Some of Wise's sequences rely on what are apparently family relations between people in the various shots, but just how they are related is distractingly unclear. In several cases where the direction of the sequence is intentionally left uncertain the effect is confusion rather than ambiguity. His finest product ties together several frames of a woman and child getting up in the morning with bars of morning sunlight but in general one has to be skeptical of Wise's posted statement that he united the sequences through "formal relations and through the structure of narrative, myth, and ritual."

The source of the problem--and of the sequence's effectiveness--lies in what is different from film. The moments which sequences show best are too brief to be approciated in the rush of the motion picture; when frozen and separated they reveal a movement that is more delicate and complex. Sequences have something to teach about film itself: how each shot can be composed to lead into the next.

One sign of the sequence's new importance is found in the fact that last year the internationally prestigious photography magazine, Camera, devoted two special issues to the genre. Photography, probably just because it appears to reproduce reality, has always been able to create the grotesque and surreal, and these issues demonstrated that the sequence was particularly well suited to creating fantastic moments out of a series of everyday images. One of the earliest practitioners of the sequence, Duane Michaels, uses eight frames in one of his works to show a young girl coming into a room and climbing into cardboard carton, which then floats out of the frame, and apparently right through the ceiling.

The result is a whimsical, slightly frightening caricature of reality. But even more striking is the kind of caricature used in a two-frame sequence by Eve Sonneman, whose work attracted the interest of Diane Arbus. The first of these frames shows the head and left side of a man rowing a small boat, watching another boat approaching from behind. The second frame, right beside it, shows only the man's right shoulder, arm and bar, but in the background the second boat has now passed by. The eye leaps the frame, unites the two sides of the man's body and ends up two contradictory moments expressed in the positions of the background boat.

Techniques like this speak the language of the comic strip as much as that of film. A forthcoming book by Francis Lacassin (excerpted in Film Quarterly, Fall, '72) shows how comics contributed many of the elements of film syntax which the sequence has now adopted. Subtle choices of angle of view, depth of field, movements within the composition of each frame, use of the "subjective camera" to pick out important details-all these make up a language which comic strips were using before the development of motion pictures. That film continues to borrow and share these elements is indicated by directors liked Alfred Hitchcock, who sketches out every shot of his films in cartoon style before shooting begins, or Alain Resnais, who has admitted the influence of the comic strip Mandrake the Magician in the making of such innovative films as Last Year at Maricubad. Sequences use the same language a fantastic ambiguity that transcends what seems "just reality."

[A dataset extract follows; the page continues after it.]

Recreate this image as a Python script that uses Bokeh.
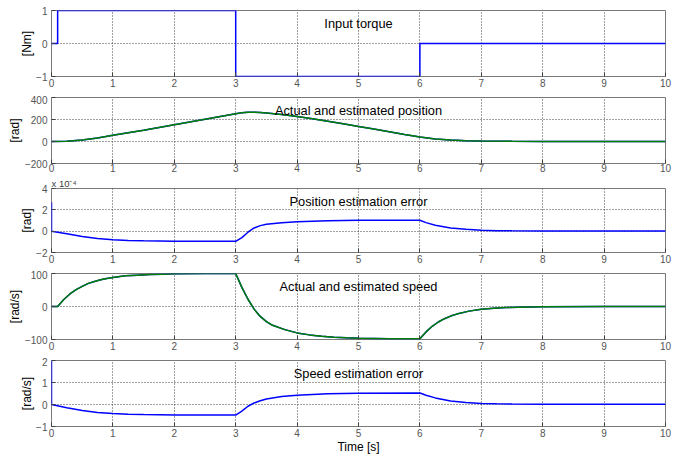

Although Wise's sequences are for the must part carefully possed and shot-many of the individual frames are sensitive and considered views of individuals-other photographers have attempted to incorporate accident into the order of the sequence. Use of the motor-advanced still camera or film frames enables the photographer to chose the exact moments he wants to combine, Bringing this tendency to its extreme. Pierre Cordier (whose work was featured in a show at the Fogg in 1971) allows chemicals to form patterns directly on unexposed film, and calls the series of abstract images that result "chimigrammes."

All of which represents a photographic genre that is just beginning to discover its possibilities, and of which the Kelly Wise exhibit is a fair if not brilliant example. That almost all the photographers best known for sequnces are in their twenties or thirties promises more and better in store.